In 2015, the USGS installed 11 new ALERT streamgages in the Valley and Butte wildfire burn areas in Northern California. CAWSC chose these areas specifically to monitor and assess hazards associated with post-fire risks. According to Al Caldwell, Deputy Associate Director for Data at CAWSC, the sites "were strategically located in conjunction with the NWS to ensure that the best locations were chosen that would give emergency managers the data needed for the issuance of flood warnings. Debris flows are expected in the steep areas of these burns, and sites with high probability of landslides were also considered in the siting of these gages with the help of the USGS Landslides Hazards group." There are currently no plans to install additional gages at other burn sites in California.

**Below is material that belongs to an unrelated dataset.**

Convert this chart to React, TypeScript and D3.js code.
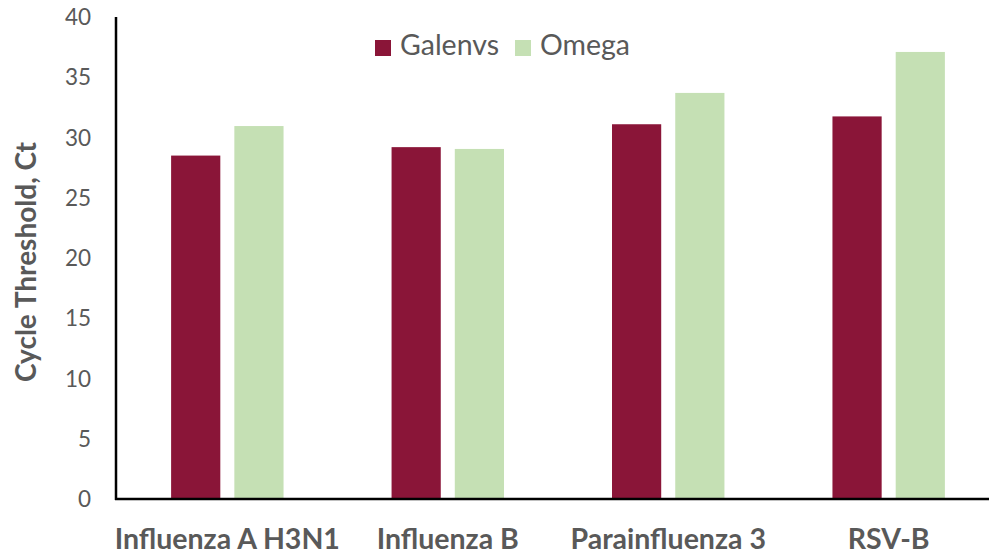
import React, { useEffect, useRef } from 'react';
import * as d3 from 'd3';

const categories = ['Influenza A H3N1', 'Influenza B', 'Parainfluenza 3', 'RSV-B'];
const seriesNames = ['Galenvs', 'Omega'];
const galenvs = [28.5, 29.2, 31.1, 31.75];
const omega = [30.95, 29.05, 33.7, 37.1];
const yTicks = [0, 5, 10, 15, 20, 25, 30, 35, 40];
const colors = ['#8a1538', '#c5e0b4'];

const App = () => {
  const svgRef = useRef<SVGSVGElement>(null);
  const width = 989;
  const height = 556;
  const left = 116;
  const top = 17;
  const bottom = 499;

  useEffect(() => {
    const svg = d3.select(svgRef.current);
    svg.selectAll('*').remove();

    const x = d3.scaleBand().domain(categories).range([left, 1000]).paddingInner(0.49).paddingOuter(0.25);
    const xs = d3.scaleBand().domain(seriesNames).range([0, x.bandwidth()]).paddingInner(0.222);
    const y = d3.scaleLinear().domain([0, 40]).range([bottom, top]);

    const rows = categories.map((c, i) => ({ cat: c, vals: [galenvs[i], omega[i]] }));

    const groups = svg.selectAll('g.grp')
      .data(rows)
      .enter()
      .append('g')
      .attr('transform', (d) => 'translate(' + x(d.cat) + ',0)');

    groups.selectAll('rect')
      .data((d) => d.vals.map((v, j) => ({ name: seriesNames[j], v, j })))
      .enter()
      .append('rect')
      .attr('x', (d) => xs(d.name) as number)
      .attr('width', xs.bandwidth())
      .attr('y', (d) => y(d.v))
      .attr('height', (d) => bottom - y(d.v))
      .attr('fill', (d) => colors[d.j]);

    // axes lines
    svg.append('line')
      .attr('x1', left).attr('x2', left)
      .attr('y1', top).attr('y2', bottom + 1)
      .attr('stroke', '#000').attr('stroke-width', 2.5);
    svg.append('line')
      .attr('x1', left - 1).attr('x2', width)
      .attr('y1', bottom).attr('y2', bottom)
      .attr('stroke', '#000').attr('stroke-width', 2.5);

    // y tick labels
    svg.selectAll('text.yt')
      .data(yTicks)
      .enter()
      .append('text')
      .attr('x', 91)
      .attr('y', (d) => y(d))
      .attr('dy', '0.36em')
      .attr('text-anchor', 'end')
      .attr('font-family', 'Lato')
      .attr('font-size', 22.5)
      .attr('fill', '#595959')
      .text((d) => d);

    // x labels
    svg.selectAll('text.xt')
      .data(categories)
      .enter()
      .append('text')
      .attr('x', (d) => (x(d) as number) + x.bandwidth() / 2)
      .attr('y', 549)
      .attr('text-anchor', 'middle')
      .attr('font-family', 'Lato')
      .attr('font-weight', 'bold')
      .attr('font-size', 28.5)
      .attr('fill', '#595959')
      .text((d) => d);

    // y title
    svg.append('text')
      .attr('transform', 'translate(36,262) rotate(-90)')
      .attr('text-anchor', 'middle')
      .attr('font-family', 'Lato')
      .attr('font-weight', 'bold')
      .attr('font-size', 28)
      .attr('fill', '#595959')
      .text('Cycle Threshold, Ct');

    // legend
    const legendX = [375, 515];
    const legend = svg.selectAll('g.leg')
      .data(seriesNames)
      .enter()
      .append('g')
      .attr('transform', (d, i) => 'translate(' + legendX[i] + ',40)');
    legend.append('rect')
      .attr('width', 16).attr('height', 16)
      .attr('fill', (d, i) => colors[i]);
    legend.append('text')
      .attr('x', 25)
      .attr('y', 15)
      .attr('font-family', 'Lato')
      .attr('font-size', 28.5)
      .attr('fill', '#595959')
      .text((d) => d);
  }, []);

  return (
    <svg ref={svgRef} width={width} height={height}
      style={{ position: 'absolute', left: 0, top: 0, background: '#fff' }} />
  );
};

export default App;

When wildfires threaten life and property in California, issues like water quality, evapotranspiration, and hydrophobicity may not take precedent in most minds. To CAWSC's scientists, however, post-fire water impacts are an important topic to be studied and monitored. With field crews monitoring the state's extensive streamgage network, and scientists monitoring water quality issues in and around burn sites, California's water resource managers have accurate scientific data to help ensure the state's human and wildlife populations have safe water conditions, despite the damages of wildfires.